Return precisely the span of lines from the top of the material below to the line containing "rounds = np.arange(100)", both included. Pictures are excluded.
[start]
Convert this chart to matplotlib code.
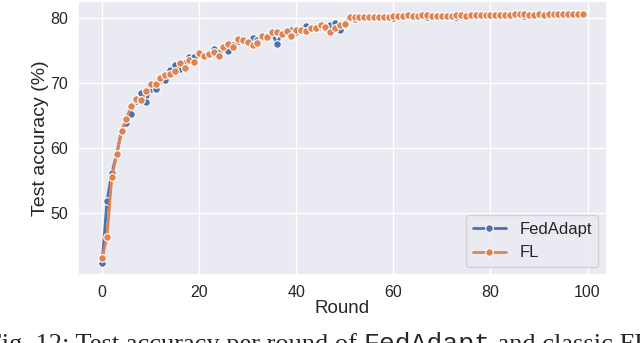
import matplotlib
matplotlib.use("Agg")
import numpy as np
import matplotlib.pyplot as plt
import seaborn as sns

# accuracy per round
rounds = np.arange(100)

fedadapt = [42.3, 51.8, 56.2, 59.0, 62.7, 63.8, 65.3, 67.3, 68.4, 67.1,
            69.1, 69.1, 70.4, 70.4, 72.0, 72.8, 72.2, 73.1, 74.0, 74.0,
            74.5, 74.2, 74.3, 75.2, 74.7, 75.4, 74.9, 75.8, 76.5, 76.4,
            76.3, 76.9, 76.6, 77.1, 77.3, 77.8, 76.0, 77.7, 77.9, 78.1,
            77.8, 78.2, 78.8, 78.5, 78.5, 78.6, 78.4, 78.9, 79.2, 78.2,
            79.1, 80.0, 79.8, 80.1, 80.1, 80.1, 80.2, 80.2, 80.2, 80.2,
            80.0, 80.3, 80.3, 80.4, 80.1, 80.3, 80.4, 80.1, 80.3, 80.3,
            80.3, 80.3, 80.3, 80.1, 80.4, 80.3, 80.4, 80.4, 80.4, 80.5,
            80.5, 80.4, 80.5, 80.5, 80.3, 80.6, 80.6, 80.3, 80.5, 80.5,
            80.6, 80.5, 80.4, 80.6, 80.6, 80.6, 80.5, 80.7, 80.6, 80.7]

fl = [43.0, 46.3, 55.5, 59.0, 62.6, 64.5, 66.4, 67.6, 67.4, 68.7,
      69.9, 69.9, 70.7, 71.3, 71.4, 71.8, 73.1, 72.3, 73.5, 73.2,
      74.6, 74.2, 74.5, 74.7, 74.1, 75.6, 76.0, 75.5, 76.7, 76.6,
      76.3, 75.9, 76.2, 77.2, 77.1, 77.8, 77.8, 77.6, 78.0, 77.2,
      78.2, 78.1, 78.0, 78.4, 78.5, 78.9, 78.6, 77.8, 78.4, 78.9,
      79.1, 80.1, 80.1, 80.1, 80.1, 80.1, 80.2, 80.2, 80.2, 80.2,
      80.3, 80.3, 80.3, 80.4, 80.3, 80.3, 80.4, 80.4, 80.3, 80.3,
      80.3, 80.3, 80.3, 80.4, 80.4, 80.3, 80.4, 80.4, 80.4, 80.5,
      80.5, 80.4, 80.5, 80.5, 80.5, 80.6, 80.6, 80.6, 80.5, 80.5,
      80.6, 80.5, 80.6, 80.6, 80.6, 80.6, 80.6, 80.7, 80.7, 80.7]

labels = ["FedAdapt", "FL"]

sns.set_theme(style="darkgrid")
plt.rcParams["font.family"] = ["Liberation Sans", "DejaVu Sans"]
colors = sns.color_palette("deep")

fig = plt.figure(figsize=(6.4, 3.43), dpi=100)
ax = fig.add_axes([0.122, 0.197, 0.826, 0.800])

for ys, lab, c in zip([fedadapt, fl], labels, colors[:2]):
    ax.plot(rounds, ys, color=c, lw=2, marker="o", ms=5.5,
            mec="white", mew=0.8, label=lab)

ax.set_xlabel("Round", fontsize=13.5, labelpad=0)
ax.set_ylabel("Test accuracy (%)", fontsize=14, labelpad=1)
ax.tick_params(labelsize=11.5, pad=1)
ax.set_xticks([0, 20, 40, 60, 80, 100])
ax.set_yticks([50, 60, 70, 80])
ax.legend(loc="lower right", fontsize=12, borderaxespad=0.5)

# caption, cut off by the bottom edge like the source
yb = -0.022
t1 = fig.text(-0.02, yb, "Fig. 12: Test accuracy per round of ",
              fontsize=19, family="Liberation Serif", va="baseline")
t2 = fig.text(0, yb, "FedAdapt", fontsize=19, family="Liberation Mono",
              va="baseline")
t3 = fig.text(0, yb, " and classic FL", fontsize=19,
              family="Liberation Serif", va="baseline")
fig.canvas.draw()
r = fig.canvas.get_renderer()
x = t1.get_window_extent(r).x1 / fig.bbox.width
t2.set_position((x, yb))
fig.canvas.draw()
x = t2.get_window_extent(r).x1 / fig.bbox.width
t3.set_position((x, yb))

fig.savefig("out.png", dpi=100)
[end]
◆ Worked answer
Convert this chart to matplotlib code.
import matplotlib
matplotlib.use("Agg")
import numpy as np
import matplotlib.pyplot as plt
import seaborn as sns

# accuracy per round
rounds = np.arange(100)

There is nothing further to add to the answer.